::: DATA BLOCK

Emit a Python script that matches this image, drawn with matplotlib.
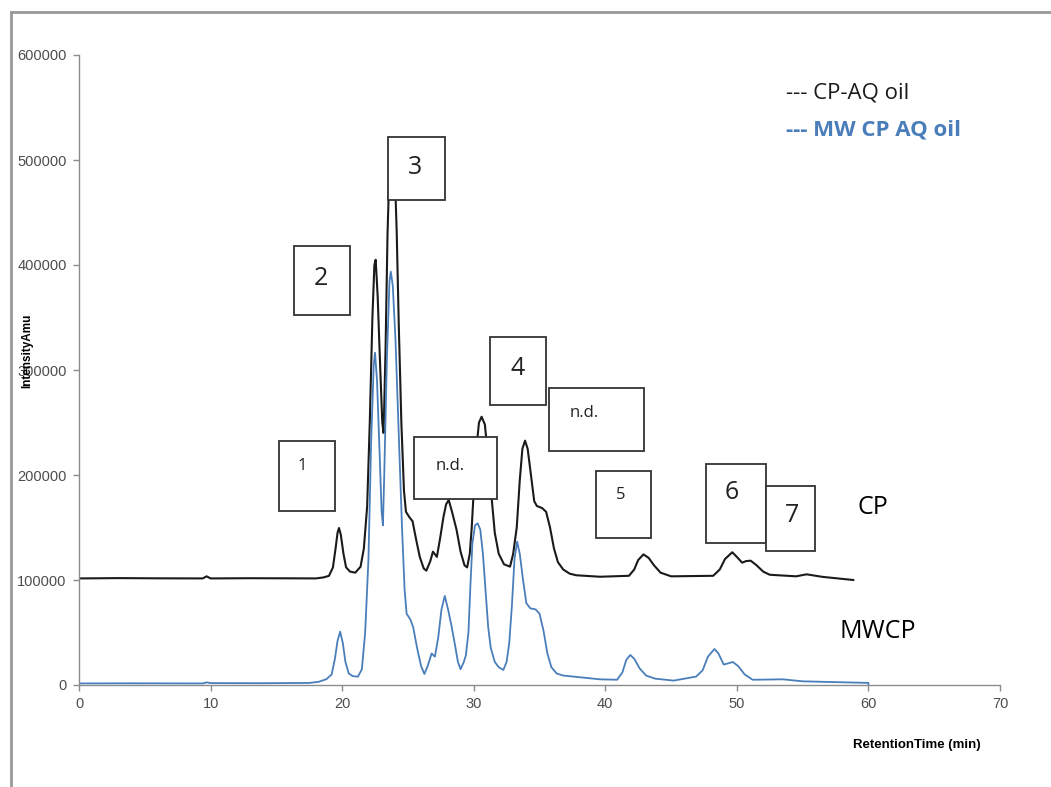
import matplotlib
matplotlib.use("Agg")
import matplotlib.pyplot as plt
from matplotlib.patches import Rectangle
from matplotlib.lines import Line2D

# chromatogram of CP-AQ oil (time in min, intensity)
cp_time = [0, 3, 6, 9.4, 9.7, 10.0, 13, 16, 18.0, 18.6, 19.0, 19.3, 19.5, 19.65, 19.76,
           19.9, 20.1, 20.3, 20.6, 21.0, 21.4, 21.65, 21.9, 22.1, 22.3, 22.45, 22.55,
           22.7, 22.9, 23.05, 23.15, 23.3, 23.45, 23.6, 23.8, 24.0, 24.15, 24.3, 24.5,
           24.7, 24.85, 25.1, 25.35, 25.6, 25.9, 26.2, 26.4, 26.7, 26.9, 27.2, 27.45,
           27.7, 27.9, 28.1, 28.35, 28.7, 29.0, 29.3, 29.5, 29.7, 29.85, 30.0, 30.2, 30.4,
           30.6, 30.85, 31.1, 31.35, 31.6, 31.9, 32.3, 32.76, 33.0, 33.27, 33.5, 33.7, 33.9,
           34.1, 34.35, 34.6, 34.8, 35.2, 35.5, 35.8, 36.1, 36.4, 36.8, 37.3, 37.8, 39.6,
           41.8, 42.2, 42.5, 42.9, 43.3, 43.7, 44.2, 45.0, 48.2, 48.7, 49.1, 49.65, 50.0,
           50.4, 50.7, 51.05, 51.5, 52.0, 52.5, 54.5, 55.3, 56.5, 58.85]
cp_int = [101500, 101800, 101600, 101500, 103500, 101500, 101700, 101600, 101500, 102500,
          104000, 112000, 130000, 145000, 149500, 143000, 125000, 112000, 108000, 107000,
          112700, 130000, 170000, 250000, 350000, 400000, 405000, 370000, 300000, 250000,
          240000, 320000, 430000, 495000, 510000, 490000, 430000, 345000, 250000, 185000,
          165000, 160000, 156000, 140000, 122000, 111000, 108900, 118000, 127000, 122000,
          140000, 160000, 172000, 176200, 165000, 147600, 127000, 114000, 112000, 125000,
          150000, 185000, 225000, 250000, 255500, 248000, 215000, 180000, 145000, 125000,
          115000, 112700, 125000, 150000, 195000, 225000, 232700, 225000, 200000, 175000,
          170500, 168500, 165000, 150000, 130000, 117000, 110000, 106000, 104500, 103100,
          104000, 110000, 119000, 124400, 121000, 114000, 107000, 103500, 104000, 110000,
          120000, 126400, 122000, 116500, 118000, 118400, 114000, 108000, 105000, 103500,
          105400, 103000, 100000]

# chromatogram of MW CP AQ oil
mw_time = [0, 4, 9.4, 9.7, 10.0, 14, 17.5, 18.2, 18.8, 19.2, 19.45, 19.65, 19.85, 20.05,
           20.25, 20.5, 20.8, 21.2, 21.5, 21.75, 22.0, 22.2, 22.4, 22.5, 22.65, 22.85,
           23.0, 23.1, 23.2, 23.4, 23.6, 23.7, 23.85, 24.05, 24.3, 24.55, 24.75, 24.9,
           25.2, 25.4, 25.7, 26.0, 26.25, 26.5, 26.8, 27.05, 27.3, 27.55, 27.8, 28.05,
           28.3, 28.55, 28.8, 29.0, 29.25, 29.4, 29.6, 29.75, 29.9, 30.1, 30.3, 30.5, 30.7,
           30.9, 31.1, 31.3, 31.6, 31.9, 32.25, 32.5, 32.7, 32.9, 33.1, 33.3, 33.5, 33.75,
           34.0, 34.3, 34.7, 35.0, 35.3, 35.6, 35.9, 36.3, 36.8, 39.6, 40.9, 41.3, 41.6,
           41.9, 42.2, 42.6, 43.1, 43.8, 45.2, 46.9, 47.4, 47.8, 48.3, 48.6, 49.0, 49.3,
           49.7, 50.1, 50.6, 51.2, 53.5, 55, 60.0, 60.0]
mw_int = [1500, 1600, 1500, 2500, 1800, 1700, 2000, 3000, 5500, 10000, 25000, 42000,
          50800, 40000, 22000, 11000, 8500, 7900, 15000, 50000, 120000, 230000, 305000,
          316500, 290000, 220000, 165000, 152000, 200000, 310000, 385000, 393600, 380000,
          330000, 240000, 150000, 90000, 68000, 62000, 55000, 35000, 18000, 10500, 18000,
          30000, 27000, 45000, 72000, 84800, 72000, 57000, 40000, 22000, 15000, 22000,
          28000, 50000, 95000, 135000, 152000, 154000, 148000, 125000, 90000, 55000,
          35000, 22000, 17000, 14300, 22000, 40000, 75000, 120000, 136500, 125000, 100000,
          78000, 73000, 72000, 68000, 52000, 30000, 17000, 11000, 9000, 5400, 5000, 12000,
          24000, 28600, 25000, 16000, 9000, 6000, 4200, 8000, 14000, 27000, 34300, 30000,
          19500, 20500, 21900, 18000, 10000, 5000, 5400, 3500, 2000, 0]

# peak labels: text, box (t0, t1, i0, i1), text position, font size
peak_labels = ["1", "2", "3", "n.d.", "4", "n.d.", "5", "6", "7"]
peak_boxes = [(15.2, 19.46, 165700, 232400), (16.34, 20.6, 352400, 418100),
              (23.49, 27.82, 461900, 521900), (25.46, 31.77, 177100, 236200),
              (31.24, 35.49, 266700, 331400), (35.72, 42.95, 222900, 282900),
              (39.3, 43.48, 140000, 203800), (47.66, 52.2, 135200, 210500),
              (52.2, 55.94, 127600, 189500)]
peak_text_pos = [(17.0, 208600), (18.4, 387600), (25.54, 493300), (28.2, 208600),
                 (33.3, 301900), (38.4, 259000), (41.2, 181000), (49.6, 182900),
                 (54.2, 161900)]
peak_text_size = [12, 18, 18, 12, 18, 12, 12, 18, 18]

black = "#1a1a1a"
blue = "#4a7ebb"

fig = plt.figure(figsize=(10.51, 7.87), dpi=100)
ax = fig.add_axes([79 / 1051, 1 - 685 / 787, 921 / 1051, 630 / 787])

ax.plot(cp_time, cp_int, color=black, lw=1.5, zorder=2)
ax.plot(mw_time, mw_int, color=blue, lw=1.3, zorder=2)

ax.set_xlim(0, 70)
ax.set_ylim(0, 600000)
ax.set_xticks(range(0, 71, 10))
ax.set_yticks(range(0, 600001, 100000))

# only left/bottom axis lines, excel style
for s in ["top", "right"]:
    ax.spines[s].set_visible(False)
for s in ["left", "bottom"]:
    ax.spines[s].set_color("#8c8c8c")
    ax.spines[s].set_linewidth(1.0)
ax.tick_params(axis="both", direction="out", length=4, width=1.0, color="#8c8c8c",
               labelsize=10.5, labelcolor="#4d4d4d")
ax.tick_params(axis="y", pad=5)
ax.tick_params(axis="x", pad=5)
for lab in ax.get_xticklabels() + ax.get_yticklabels():
    lab.set_family("Liberation Sans")

# labelled boxes over the peaks
for i in range(len(peak_labels)):
    t0, t1, i0, i1 = peak_boxes[i]
    ax.add_patch(Rectangle((t0, i0), t1 - t0, i1 - i0, facecolor="white",
                           edgecolor="#333333", lw=1.3, zorder=3, clip_on=False))
    ax.text(peak_text_pos[i][0], peak_text_pos[i][1], peak_labels[i],
            fontsize=peak_text_size[i], family="Open Sans", color="#222222",
            ha="center", va="center", zorder=4)

ax.text(60.3, 168600, "CP", fontsize=18, family="Open Sans", ha="center", va="center")
ax.text(60.7, 50500, "MWCP", fontsize=18, family="Open Sans", ha="center", va="center")

# hand drawn legend
fig.text(786 / 1051, 1 - 93 / 787, "--- CP-AQ oil", fontsize=16, family="Open Sans",
         color=black, va="center")
fig.text(786 / 1051, 1 - 130 / 787, "--- MW CP AQ oil", fontsize=16, family="Open Sans",
         fontweight="bold", color=blue, va="center")

# axis titles (y title sits over the 300000 label, as in the original)
fig.text(27 / 1051, 1 - 351 / 787, "IntensityAmu", fontsize=8.5, fontweight="bold",
         family="Liberation Sans", rotation=90, ha="center", va="center")
fig.text(917 / 1051, 1 - 745 / 787, "RetentionTime (min)", fontsize=9.5,
         fontweight="bold", family="Liberation Sans", ha="center", va="center")

# outer frame (only top and left visible)
fig.add_artist(Line2D([11 / 1051, 11 / 1051], [0, 1 - 12 / 787], color="#999999", lw=2))
fig.add_artist(Line2D([11 / 1051, 1], [1 - 12 / 787, 1 - 12 / 787], color="#999999", lw=2))

fig.savefig("out.png", dpi=100)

::::::

WHAT THE TASK ASKS :: Write out nothing but the lines from the start of the data through the line with "from matplotlib.lines import Line2D". Leave out the pictures.

COMPLETED EXERCISE ::
Emit a Python script that matches this image, drawn with matplotlib.
import matplotlib
matplotlib.use("Agg")
import matplotlib.pyplot as plt
from matplotlib.patches import Rectangle
from matplotlib.lines import Line2D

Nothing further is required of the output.